According to the indictment, Ocampo had allegedly done reconnaissance of the priests' residence at the University of Central America in San Salvador before the murders on the campus. The priests -- five of whom were Spanish, one Salvadorean -- were critics of the country's military dictatorship, and had urged peace negotiations between the hard-right government and leftist rebels.
Military officials implicated in the murders were acquitted in a "sham trial" in the early 90's in El Salvador, stated the Spanish judge, and had been living free under an amnesty law ever since -- many in El Salvador, and two in the United States.

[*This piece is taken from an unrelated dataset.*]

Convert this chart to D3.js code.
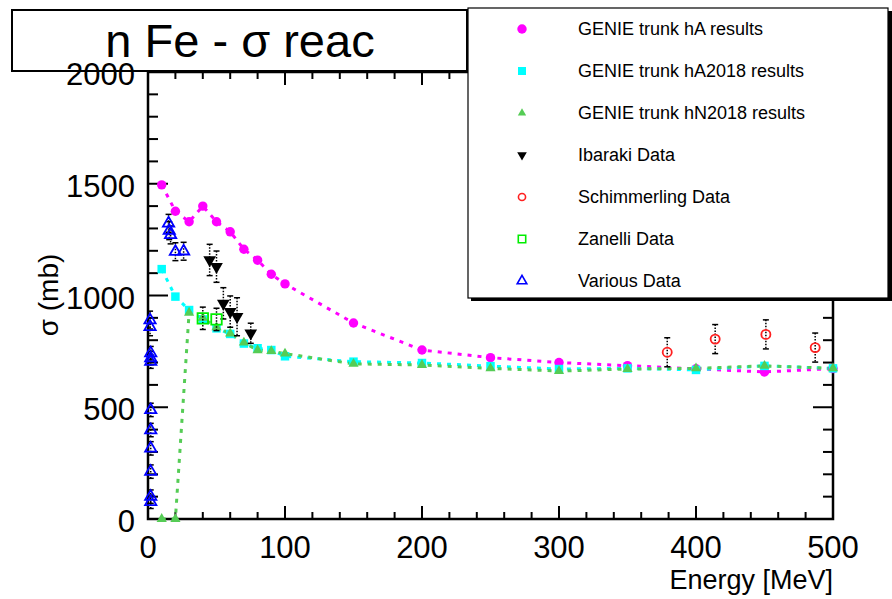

The defendants have 10 days as of last Monday, May 30, to surrender, after which point INTERPOL will be charged with arresting them, Bernabeu says. Another defendant, Inocente Orlando Montano, has already been arrested elsewhere in the United States and is in custody, she says.
"That's an indication of an important level of cooperation," she says. "I have no reason to think [the United States] won't do it."
Robert Umanzor is the head of the Bay Area-based Octavo Sector, an association of El Salvador's conservative ARENA party to which military was allied at the time of the massacre, according to the indictment. Umanzor says he knows nothing of Ocampo's wherabouts. "I knew about him at the time, but now that so many years have passed, many of these men have gone to other countries," he told SF Weekly.
Still, Bernabeu say Salvadoreans know Ocampo is here. "People in the community do know his name. They do know he's in their community. I wouldn't be surprised if I get a phone call saying he's here."